▶ [WORK INSTRUCTIONS]: Reproduce exactly the lines below, from the first one through the line containing "curves = [c0, c5, c10, c20, c30, c40, c50, c60, c70]", and omit any pictures.
>> start
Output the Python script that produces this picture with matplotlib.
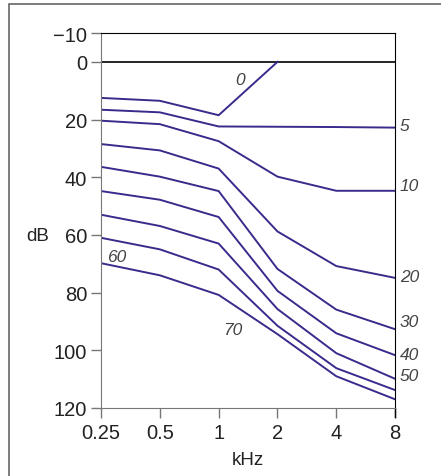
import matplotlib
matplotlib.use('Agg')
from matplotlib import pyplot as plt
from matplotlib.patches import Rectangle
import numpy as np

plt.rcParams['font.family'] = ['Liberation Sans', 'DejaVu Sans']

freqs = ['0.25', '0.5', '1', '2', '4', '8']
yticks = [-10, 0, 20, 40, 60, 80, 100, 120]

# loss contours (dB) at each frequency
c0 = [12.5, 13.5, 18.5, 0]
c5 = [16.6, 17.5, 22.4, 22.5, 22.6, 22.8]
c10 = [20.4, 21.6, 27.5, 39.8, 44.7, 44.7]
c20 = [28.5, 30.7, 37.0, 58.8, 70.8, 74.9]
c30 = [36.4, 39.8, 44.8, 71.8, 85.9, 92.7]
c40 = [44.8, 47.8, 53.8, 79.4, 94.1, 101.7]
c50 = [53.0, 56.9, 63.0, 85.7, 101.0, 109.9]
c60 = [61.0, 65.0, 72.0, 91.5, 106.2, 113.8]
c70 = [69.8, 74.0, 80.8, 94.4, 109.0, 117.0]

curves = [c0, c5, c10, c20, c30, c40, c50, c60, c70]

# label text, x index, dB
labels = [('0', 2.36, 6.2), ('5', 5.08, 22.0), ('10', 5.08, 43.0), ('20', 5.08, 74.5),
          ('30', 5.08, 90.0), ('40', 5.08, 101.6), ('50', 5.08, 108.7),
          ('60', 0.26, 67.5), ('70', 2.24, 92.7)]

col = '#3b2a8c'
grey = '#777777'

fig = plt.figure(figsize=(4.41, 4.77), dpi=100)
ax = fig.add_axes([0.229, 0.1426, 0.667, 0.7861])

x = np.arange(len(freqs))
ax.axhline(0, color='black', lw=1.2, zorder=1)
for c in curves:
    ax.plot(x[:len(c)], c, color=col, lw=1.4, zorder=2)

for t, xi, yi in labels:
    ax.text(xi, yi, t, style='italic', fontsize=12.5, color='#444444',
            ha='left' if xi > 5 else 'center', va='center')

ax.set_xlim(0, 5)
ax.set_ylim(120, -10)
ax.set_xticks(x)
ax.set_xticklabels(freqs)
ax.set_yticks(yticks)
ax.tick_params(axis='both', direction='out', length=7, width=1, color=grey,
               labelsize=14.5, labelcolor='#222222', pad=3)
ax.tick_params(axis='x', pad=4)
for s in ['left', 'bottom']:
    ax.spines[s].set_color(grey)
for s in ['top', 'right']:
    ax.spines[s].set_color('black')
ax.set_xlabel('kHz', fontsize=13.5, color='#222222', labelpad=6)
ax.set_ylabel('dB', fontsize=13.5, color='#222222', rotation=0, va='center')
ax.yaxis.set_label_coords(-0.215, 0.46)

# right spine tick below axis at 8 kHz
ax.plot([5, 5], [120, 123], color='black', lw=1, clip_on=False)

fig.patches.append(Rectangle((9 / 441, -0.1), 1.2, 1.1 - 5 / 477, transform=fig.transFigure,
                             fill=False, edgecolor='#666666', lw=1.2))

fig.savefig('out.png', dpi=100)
>> end
▶ [SOLUTION FOR THIS TASK]:
Output the Python script that produces this picture with matplotlib.
import matplotlib
matplotlib.use('Agg')
from matplotlib import pyplot as plt
from matplotlib.patches import Rectangle
import numpy as np

plt.rcParams['font.family'] = ['Liberation Sans', 'DejaVu Sans']

freqs = ['0.25', '0.5', '1', '2', '4', '8']
yticks = [-10, 0, 20, 40, 60, 80, 100, 120]

# loss contours (dB) at each frequency
c0 = [12.5, 13.5, 18.5, 0]
c5 = [16.6, 17.5, 22.4, 22.5, 22.6, 22.8]
c10 = [20.4, 21.6, 27.5, 39.8, 44.7, 44.7]
c20 = [28.5, 30.7, 37.0, 58.8, 70.8, 74.9]
c30 = [36.4, 39.8, 44.8, 71.8, 85.9, 92.7]
c40 = [44.8, 47.8, 53.8, 79.4, 94.1, 101.7]
c50 = [53.0, 56.9, 63.0, 85.7, 101.0, 109.9]
c60 = [61.0, 65.0, 72.0, 91.5, 106.2, 113.8]
c70 = [69.8, 74.0, 80.8, 94.4, 109.0, 117.0]

curves = [c0, c5, c10, c20, c30, c40, c50, c60, c70]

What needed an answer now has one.